Stated goal:
Repeat what the lines below say, word for word, and skip every image.

Information shown:

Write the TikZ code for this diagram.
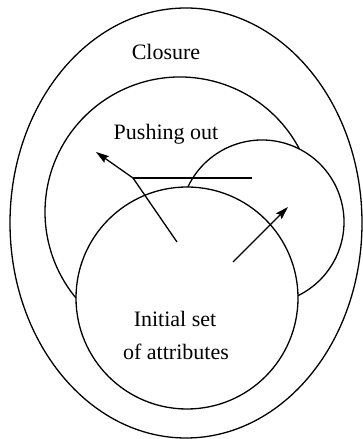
\documentclass[tikz,border=0pt]{standalone}
\usepackage{fontspec}
\setmainfont{Liberation Serif}
\newfontfamily\timesx{Liberation Serif}
\usetikzlibrary{arrows.meta,calc}
\begin{document}
\begin{tikzpicture}[x=1pt,y=1pt,
  line width=1.3pt,
  outline/.style={draw=black,line width=1.3pt},
  arrowline/.style={draw=black,line width=1.3pt,line join=round,-{Stealth[length=13pt,width=8pt,inset=2pt]}},
  label/.style={inner sep=0pt,font=\timesx\fontsize{22}{33}\selectfont,align=center}]
\useasboundingbox (0,0) rectangle (363,439);
% centres
\coordinate (co) at (186,216);
\coordinate (ci) at (187,141);
\coordinate (cm) at (180,227);
\coordinate (cs) at (262,217);
% outer ellipse (closure)
\draw[outline] (co) ellipse [x radius=176pt, y radius=215pt];
% initial set circle
\draw[outline] (ci) circle [radius=111pt];
% pushing-out circle (visible part)
\draw[outline] ($(cm)+(27.8:135pt)$) arc [start angle=27.8, end angle=219.6, radius=135pt];
% small circle (visible part)
\draw[outline] ($(cs)+(154.7:82pt)$) arc [start angle=154.7, end angle=-64.0, radius=82pt];
% horizontal line and arrows
\coordinate (k1) at (133,261);
\coordinate (h2) at (252,261);
\coordinate (a1s) at (177,197);
\coordinate (a1t) at (96,287);
\coordinate (a2s) at (233,177);
\coordinate (a2t) at (288,232);
\draw[outline] (k1) -- (h2);
\draw[arrowline] (a1s) -- (k1) -- (a1t);
\draw[arrowline] (a2s) -- (a2t);
% labels
\node[label,anchor=base] (closure) at (166,379) {Closure};
\node[label,anchor=base] (pushing) at (166,299) {Pushing out};
\node[label,anchor=base] (initial) at (175,112) {Initial set};
\node[label,anchor=base] (attrs) at (176,79) {of attributes};
\end{tikzpicture}
\end{document}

Result of this task:
Write the TikZ code for this diagram.
\documentclass[tikz,border=0pt]{standalone}
\usepackage{fontspec}
\setmainfont{Liberation Serif}
\newfontfamily\timesx{Liberation Serif}
\usetikzlibrary{arrows.meta,calc}
\begin{document}
\begin{tikzpicture}[x=1pt,y=1pt,
  line width=1.3pt,
  outline/.style={draw=black,line width=1.3pt},
  arrowline/.style={draw=black,line width=1.3pt,line join=round,-{Stealth[length=13pt,width=8pt,inset=2pt]}},
  label/.style={inner sep=0pt,font=\timesx\fontsize{22}{33}\selectfont,align=center}]
\useasboundingbox (0,0) rectangle (363,439);
% centres
\coordinate (co) at (186,216);
\coordinate (ci) at (187,141);
\coordinate (cm) at (180,227);
\coordinate (cs) at (262,217);
% outer ellipse (closure)
\draw[outline] (co) ellipse [x radius=176pt, y radius=215pt];
% initial set circle
\draw[outline] (ci) circle [radius=111pt];
% pushing-out circle (visible part)
\draw[outline] ($(cm)+(27.8:135pt)$) arc [start angle=27.8, end angle=219.6, radius=135pt];
% small circle (visible part)
\draw[outline] ($(cs)+(154.7:82pt)$) arc [start angle=154.7, end angle=-64.0, radius=82pt];
% horizontal line and arrows
\coordinate (k1) at (133,261);
\coordinate (h2) at (252,261);
\coordinate (a1s) at (177,197);
\coordinate (a1t) at (96,287);
\coordinate (a2s) at (233,177);
\coordinate (a2t) at (288,232);
\draw[outline] (k1) -- (h2);
\draw[arrowline] (a1s) -- (k1) -- (a1t);
\draw[arrowline] (a2s) -- (a2t);
% labels
\node[label,anchor=base] (closure) at (166,379) {Closure};
\node[label,anchor=base] (pushing) at (166,299) {Pushing out};
\node[label,anchor=base] (initial) at (175,112) {Initial set};
\node[label,anchor=base] (attrs) at (176,79) {of attributes};
\end{tikzpicture}
\end{document}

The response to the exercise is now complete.